I chose Indiana, Michigan, Missouri, Montana, Nevada, Ohio, and West Virginia. I honestly don't understand why more people didn't pick Michigan, they were a red state in 2016, with a Republican governor, Republicans have control of the state House and Senate, and a majority of the state's representatives in the US House are Republicans. The state, in my opinion, is slowly getting more and more Republican.
Because that's not how politics works. Stabenow is entrenched, there's a weak field, Trump and Snyder are deeply unpopular there, etc
I do realize how much people don't like Snyder all across the state, but I think people are stating to not like Stabenow either. Like I said, Republicans got control of the state House and Senate.

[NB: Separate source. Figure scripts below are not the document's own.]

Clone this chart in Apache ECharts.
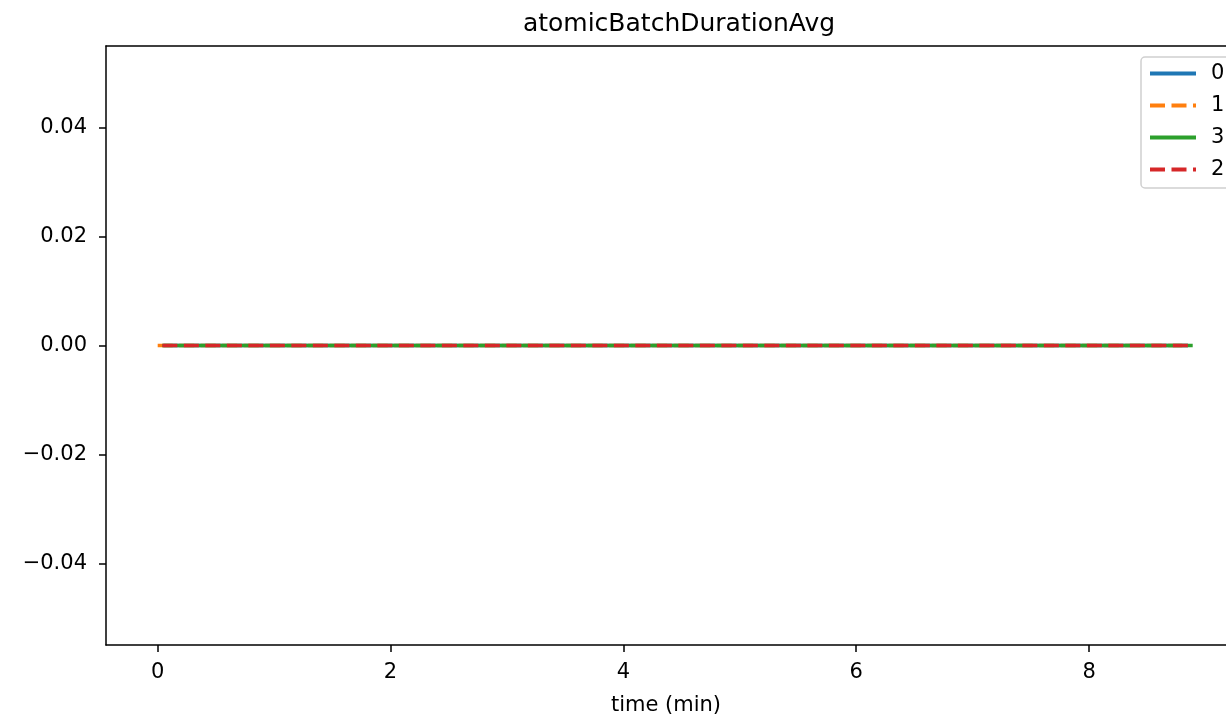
<!DOCTYPE html>
<html>
<head>
<meta charset="utf-8">
<script src="https://cdn.jsdelivr.net/npm/echarts@6/dist/echarts.min.js"></script>
<style>html,body{margin:0;padding:0;background:#fff}#c{width:1226px;height:721px}</style>
</head>
<body>
<div id="c"></div>
<script>
const seriesNames = ['0', '1', '3', '2'];
const times0 = [0.05, 0.5, 1.0, 1.5, 2.0, 2.5, 3.0, 3.5, 4.0, 4.5, 5.0, 5.5, 6.0, 6.5, 7.0, 7.5, 8.0, 8.5, 8.85];
const values0 = [0, 0, 0, 0, 0, 0, 0, 0, 0, 0, 0, 0, 0, 0, 0, 0, 0, 0, 0];
const times1 = [0.0, 0.5, 1.0, 1.5, 2.0, 2.5, 3.0, 3.5, 4.0, 4.5, 5.0, 5.5, 6.0, 6.5, 7.0, 7.5, 8.0, 8.5, 8.8];
const values1 = [0, 0, 0, 0, 0, 0, 0, 0, 0, 0, 0, 0, 0, 0, 0, 0, 0, 0, 0];
const times3 = [0.04, 0.5, 1.0, 1.5, 2.0, 2.5, 3.0, 3.5, 4.0, 4.5, 5.0, 5.5, 6.0, 6.5, 7.0, 7.5, 8.0, 8.5, 8.89];
const values3 = [0, 0, 0, 0, 0, 0, 0, 0, 0, 0, 0, 0, 0, 0, 0, 0, 0, 0, 0];
const times2 = [0.04, 0.5, 1.0, 1.5, 2.0, 2.5, 3.0, 3.5, 4.0, 4.5, 5.0, 5.5, 6.0, 6.5, 7.0, 7.5, 8.0, 8.5, 8.86];
const values2 = [0, 0, 0, 0, 0, 0, 0, 0, 0, 0, 0, 0, 0, 0, 0, 0, 0, 0, 0];
const xTicks = [0, 2, 4, 6, 8];
const yTicks = [-0.04, -0.02, 0, 0.02, 0.04];

const colors = ['#1f77b4', '#ff7f0e', '#2ca02c', '#d62728'];
const styles = ['solid', [15, 6.5], 'solid', [15, 6.5]];
const timesList = [times0, times1, times3, times2];
const valuesList = [values0, values1, values3, values2];

const font = 'DejaVu Sans';
const chart = echarts.init(document.getElementById('c'));
chart.setOption({
  animation: false,
  backgroundColor: '#fff',
  textStyle: {fontFamily: font},
  title: {
    text: 'atomicBatchDurationAvg', left: 674, top: 7, textAlign: 'center',
    textStyle: {fontFamily: font, fontSize: 25, fontWeight: 'normal', color: '#000'}
  },
  grid: {left: 106, top: 46, right: 0, height: 599, show: false, containLabel: false, outerBoundsMode: 'none'},
  legend: {
    left: 1141, top: 57, orient: 'vertical', itemWidth: 46, itemHeight: 20, itemGap: 11,
    padding: [6, 30, 8, 7],
    backgroundColor: '#fff', borderColor: '#d0d0d0', borderWidth: 1.5, borderRadius: 4,
    itemStyle: {opacity: 0},
    lineStyle: {width: 4},
    textStyle: {fontFamily: font, fontSize: 21, color: '#000', padding: [0, 0, 0, 10]},
    data: seriesNames
  },
  xAxis: [{
    type: 'value', min: -0.444, max: 9.176,
    name: 'time (min)', nameLocation: 'middle', nameGap: 50,
    nameTextStyle: {fontFamily: font, fontSize: 21, color: '#000'},
    splitLine: {show: false},
    axisLine: {show: true, onZero: false, lineStyle: {color: '#000', width: 1.5}},
    axisTick: {show: true, length: 7, customValues: xTicks, lineStyle: {color: '#000', width: 1.5}},
    axisLabel: {customValues: xTicks, fontFamily: font, fontSize: 21, color: '#000', margin: 17}
  }, {
    type: 'value', position: 'top', min: -0.444, max: 9.176,
    splitLine: {show: false}, axisTick: {show: false}, axisLabel: {show: false},
    axisLine: {show: true, onZero: false, lineStyle: {color: '#000', width: 1.5}}
  }],
  yAxis: {
    type: 'value', min: -0.055, max: 0.055,
    splitLine: {show: false},
    axisLine: {show: true, onZero: false, lineStyle: {color: '#000', width: 1.5}},
    axisTick: {show: true, length: 7, customValues: yTicks, lineStyle: {color: '#000', width: 1.5}},
    axisLabel: {customValues: yTicks, fontFamily: font, fontSize: 21, color: '#000', margin: 19,
      formatter: v => v.toFixed(2).replace('-', '\u2212')}
  },
  series: seriesNames.map((n, i) => ({
    name: n, type: 'line', showSymbol: false, symbol: 'none',
    xAxisIndex: 0,
    color: colors[i],
    lineStyle: {color: colors[i], width: 3.6, type: styles[i]},
    data: timesList[i].map((t, j) => [t, valuesList[i][j]])
  }))
});
</script>
</body>
</html>
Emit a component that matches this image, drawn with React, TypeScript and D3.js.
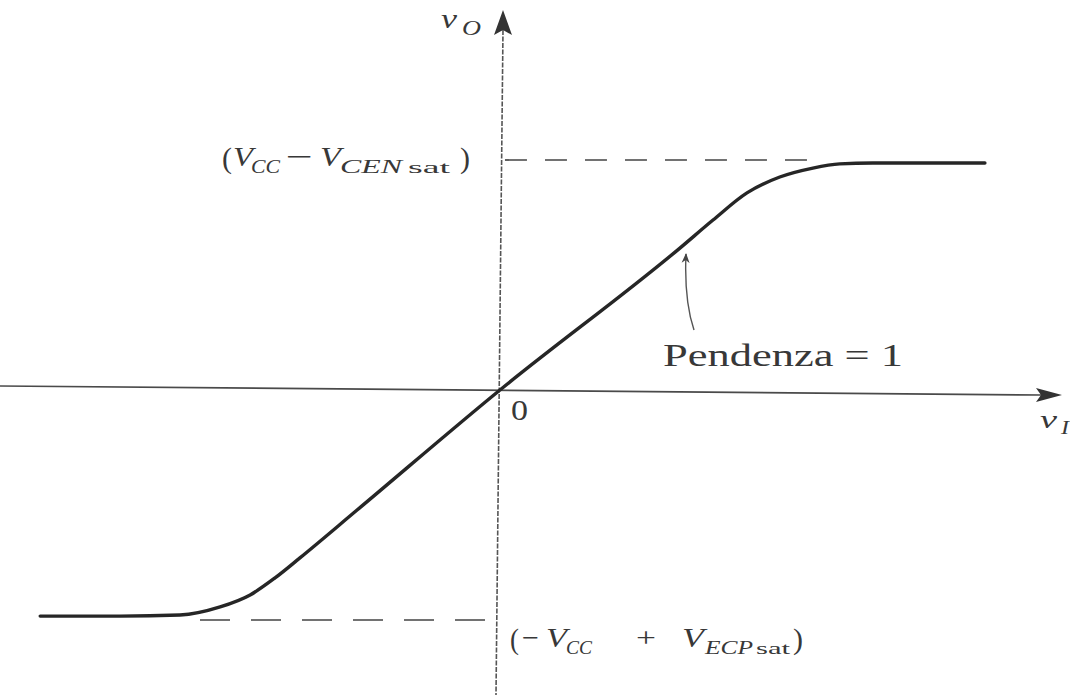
import React from "react";
import * as d3 from "d3";

const W = 1070;
const H = 695;

// Transfer characteristic v_O(v_I) (arbitrary volts)
const vIn = [-16.25, -13.43, -11.31, -9.89, -8.83, -7.95, -7.07, -5.05, 0, 6.36, 7.53, 8.73, 9.89, 11.06, 12.01, 13.18, 17.14];
const vOut = [-9.83, -9.83, -9.78, -9.43, -8.91, -8.17, -7.3, -5.22, 0, 6.17, 7.39, 8.57, 9.26, 9.65, 9.83, 9.87, 9.87];

// Saturation levels (upper, lower)
const satLevels = [10, -10];

const xDomain = [-17.6, 19.9];
const yDomain = [-10, 10];

const FONT = "'Liberation Serif', 'DejaVu Serif', serif";
const INK = "#262626";
const TXT = "#383838";

type P = { x: number; y: number; s: number; t: string; it?: boolean; w?: number };

const T = ({ x, y, s, t, it, w }: P) => (
  <text
    x={x}
    y={y}
    fontSize={s}
    fontStyle={it ? "italic" : "normal"}
    {...(w ? { textLength: w, lengthAdjust: "spacingAndGlyphs" } : {})}
  >
    {t}
  </text>
);

export default function App() {
  const x = d3.scaleLinear().domain(xDomain).range([2, 1063]);
  const y = d3.scaleLinear().domain(yDomain).range([620, 160]);

  const pts: [number, number][] = vIn.map((v, i) => [v, vOut[i]]);
  const curvePath = d3
    .line<[number, number]>()
    .x((d) => x(d[0]))
    .y((d) => y(d[1]))
    .curve(d3.curveMonotoneX)(pts) as string;

  const x0 = x(0);
  const y0 = y(0);
  const yTop = y(satLevels[0]);
  const yBot = y(satLevels[1]);

  return (
    <div style={{ position: "absolute", left: 0, top: 0 }}>
      <svg width={W} height={H} style={{ display: "block", background: "#fff" }}>
        <defs>
          <marker id="ann" viewBox="0 0 10 10" refX="9" refY="5" markerWidth="10" markerHeight="12" orient="auto" markerUnits="userSpaceOnUse">
            <path d="M0,1 L10,5 L0,9 L3,5 Z" fill="#444" />
          </marker>
        </defs>

        {/* x axis (slightly tilted like the scan) */}
        <line x1={0} y1={y0 - 4} x2={1042} y2={y0 + 5} stroke="#4a4a4a" strokeWidth={1.7} />
        <path d={`M1062,${y0 + 5} L1036,${y0 - 2} L1041,${y0 + 5} L1036,${y0 + 12} Z`} fill="#333" />

        {/* y axis */}
        <line x1={503} y1={30} x2={496} y2={H} stroke="#555" strokeWidth={1.6} strokeDasharray="5,1.5" />
        <path d="M503,10 L494,35 L503,30 L512,35 Z" fill="#333" />

        {/* saturation dashed lines */}
        <line x1={x0 + 5} y1={yTop} x2={808} y2={yTop} stroke="#444" strokeWidth={1.7} strokeDasharray="22,18" />
        <line x1={200} y1={yBot} x2={x0 - 2} y2={yBot} stroke="#444" strokeWidth={1.7} strokeDasharray="30,21" />

        {/* characteristic */}
        <path d={curvePath} fill="none" stroke={INK} strokeWidth={3.4} strokeLinecap="round" />

        {/* slope annotation arrow */}
        <path d="M694,330 Q684,300 686,254" fill="none" stroke="#555" strokeWidth={1.4} markerEnd="url(#ann)" />

        <g fontFamily={FONT} fill={TXT}>
          <T x={663} y={366} s={32} t="Pendenza = 1" w={240} />

          {/* origin */}
          <T x={511} y={420} s={29} t="0" w={17} />

          {/* axis labels */}
          <T x={441} y={28} s={27} t="v" it w={16} />
          <T x={462} y={35} s={20} t="O" it w={19} />
          <T x={1040} y={428} s={26} t="v" it w={17} />
          <T x={1061} y={434} s={19} t="I" it w={8} />

          {/* upper level label */}
          <T x={222} y={yTop + 8} s={29} t="(" w={10} />
          <T x={233} y={yTop + 6} s={28} t="V" it w={20} />
          <T x={251} y={yTop + 13} s={18} t="CC" it w={29} />
          <T x={286} y={yTop + 6} s={28} t="−" w={27} />
          <T x={320} y={yTop + 6} s={28} t="V" it w={21} />
          <T x={340} y={yTop + 13} s={19} t="CEN" it w={62} />
          <T x={408} y={yTop + 13} s={16} t="sat" w={42} />
          <T x={460} y={yTop + 8} s={29} t=")" w={10} />

          {/* lower level label */}
          <T x={510} y={yBot + 29} s={29} t="(" w={9} />
          <T x={522} y={yBot + 27} s={28} t="−" w={17} />
          <T x={546} y={yBot + 27} s={28} t="V" it w={21} />
          <T x={566} y={yBot + 34} s={18} t="CC" it w={26} />
          <T x={636} y={yBot + 27} s={28} t="+" w={20} />
          <T x={682} y={yBot + 27} s={28} t="V" it w={22} />
          <T x={705} y={yBot + 34} s={18} t="ECP" it w={48} />
          <T x={756} y={yBot + 34} s={16} t="sat" w={34} />
          <T x={793} y={yBot + 29} s={29} t=")" w={10} />
        </g>
      </svg>
    </div>
  );
}
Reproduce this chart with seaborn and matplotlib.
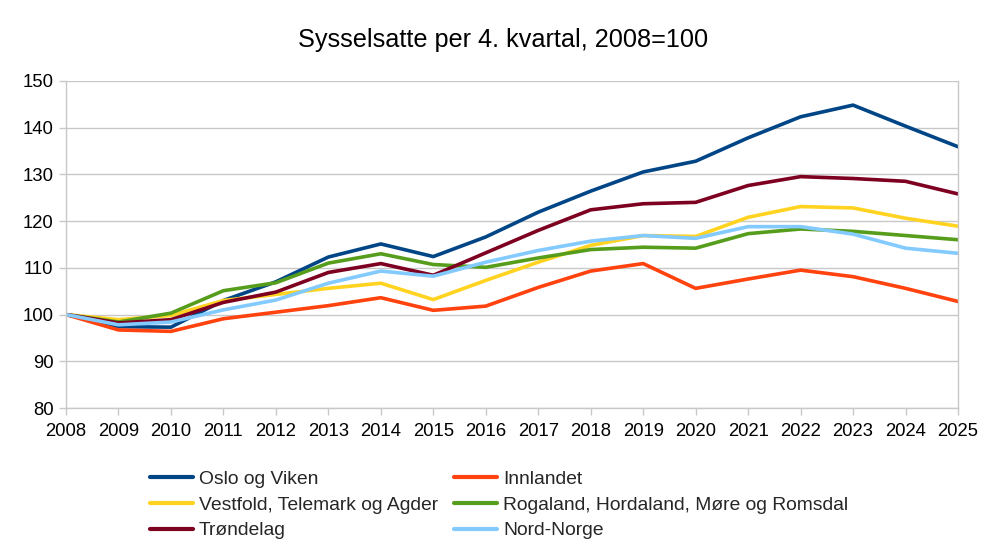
import matplotlib
matplotlib.use("Agg")
import matplotlib.pyplot as plt
import seaborn as sns
import pandas as pd

years = list(range(2008, 2026))
oslo_viken = [100, 97.4, 97.3, 103.0, 107.0, 112.3, 115.1, 112.4, 116.6, 121.9, 126.4, 130.5, 132.8, 137.8, 142.3, 144.8, 140.3, 135.9]
innlandet = [100, 96.7, 96.4, 99.1, 100.5, 101.9, 103.6, 100.9, 101.8, 105.8, 109.3, 110.9, 105.6, 107.6, 109.5, 108.1, 105.6, 102.8]
vestfold = [100, 98.9, 99.8, 103.0, 104.3, 105.6, 106.7, 103.2, 107.3, 111.2, 114.8, 116.9, 116.7, 120.8, 123.1, 122.8, 120.6, 118.9]
rogaland = [100, 98.4, 100.3, 105.1, 106.8, 111.0, 113.0, 110.7, 110.1, 112.1, 113.9, 114.4, 114.2, 117.3, 118.3, 117.8, 116.9, 116.0]
trondelag = [100, 98.2, 98.9, 102.6, 104.8, 109.0, 110.9, 108.4, 113.2, 118.0, 122.4, 123.7, 124.0, 127.6, 129.5, 129.1, 128.5, 125.8]
nord_norge = [100, 97.8, 98.4, 101.0, 103.1, 106.7, 109.3, 108.2, 111.2, 113.7, 115.7, 116.9, 116.3, 118.8, 118.8, 117.2, 114.2, 113.1]

series_names = ["Oslo og Viken", "Innlandet", "Vestfold, Telemark og Agder",
                "Rogaland, Hordaland, Møre og Romsdal", "Trøndelag", "Nord-Norge"]
series_values = [oslo_viken, innlandet, vestfold, rogaland, trondelag, nord_norge]
colors = ["#004586", "#ff420e", "#ffd320", "#579d1c", "#7e0021", "#83caff"]
y_ticks = [80, 90, 100, 110, 120, 130, 140, 150]
title = "Sysselsatte per 4. kvartal, 2008=100"

rows = []
for name, vals in zip(series_names, series_values):
    for yr, v in zip(years, vals):
        rows.append({"År": yr, "Verdi": v, "Region": name})
df = pd.DataFrame(rows)

sns.set_theme(style="white")
plt.rcParams["font.family"] = ["Liberation Sans", "DejaVu Sans"]

fig = plt.figure(figsize=(10, 5.46), dpi=100)
ax = fig.add_axes([0.066, 0.2527, 0.892, 0.5993])

sns.lineplot(data=df, x="År", y="Verdi", hue="Region", hue_order=series_names,
             palette=colors, linewidth=2.6, ax=ax, legend=True)

ax.set_xlim(2008, 2025)
ax.set_ylim(80, 150)
ax.set_xticks(years)
ax.set_xticklabels([str(y) for y in years])
ax.set_yticks(y_ticks)
ax.grid(True, axis="y", color="#c8c8c8", linewidth=1.0)
ax.grid(False, axis="x")
ax.set_axisbelow(True)
for s in ["top", "right", "left", "bottom"]:
    ax.spines[s].set_color("#c8c8c8")
    ax.spines[s].set_linewidth(1.0)
ax.spines["top"].set_visible(False)
ax.tick_params(axis="both", which="both", direction="out", length=5, width=1,
               color="#c8c8c8", labelsize=13.3, labelcolor="#000000", pad=4,
               bottom=True, left=True)
ax.tick_params(axis="x", pad=6)
ax.set_xlabel("")
ax.set_ylabel("")

fig.text(0.503, 0.927, title, ha="center", va="center", fontsize=18.2, color="#000000")

handles, labels = ax.get_legend_handles_labels()
ax.get_legend().remove()
order = [0, 2, 4, 1, 3, 5]
leg = fig.legend([handles[i] for i in order], [labels[i] for i in order],
                 ncol=2, loc="upper left", bbox_to_anchor=(0.150, 0.138),
                 frameon=False, fontsize=13.9, handlelength=2.23,
                 handletextpad=0.31, columnspacing=0.83, labelspacing=0.42,
                 borderaxespad=0, borderpad=0)
for line in leg.get_lines():
    line.set_linewidth(3)

fig.savefig("out.png", dpi=100)
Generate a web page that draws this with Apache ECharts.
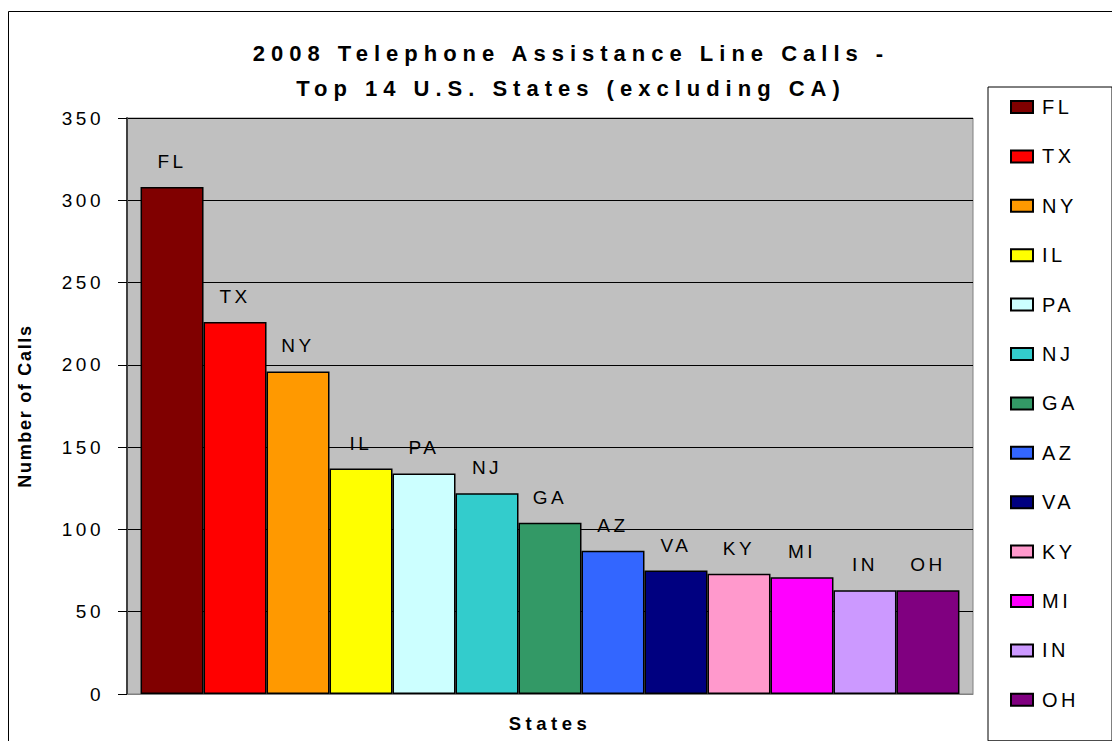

I'm confused on how that has much relevance to the Us Senate race
Michigan is changing almost as quickly as Georgia in the opposite direction, and if you seriously think that Snyder is widely disliked or would lose reelection if he were eligible for it you're nuts. Trust the two people from Michigan here when we say that people do not like Stabenow at all and that Snyder is a lot more popular. I know it's hard to see because the only polls of Michigan are rubbish from the. Detroit Free Press but Michigan is very white and the conservative areas are growing rapidly whe the liberal areas are stagnating or declining.
Democrats, take Michigan for granted AGAIN at your own risk. Stabenow is way worse off than. Casey or Warner and arguably worse off than Baldwin or even Brown. The state is changing and it's amazing that everyone is blind to it even after Trump won this state last November. You think it was a fluke Hillary got 300k fewer votes out of Wayne / Genessee than Obama did, or that Trump got 150k extra votes out of Kent and Macomb? It wasn't, it was because there's 200k fewer people in Wayne and 50k fewer people in Southern Macomb (aka North Detroit) than there were four years ago. By 2018 there will be another 100k gone from these places and Kent will have grown even more (along with the Grosse Ille Macomb area that is heavily conservative and booming).
These things don't happen in a bottle, especially in an era of hyper polarization. Trumps message may have accelerated things by appealing particularly to Michiganders but he would not have had a shadow of a chance with the 2012 electorate regardless.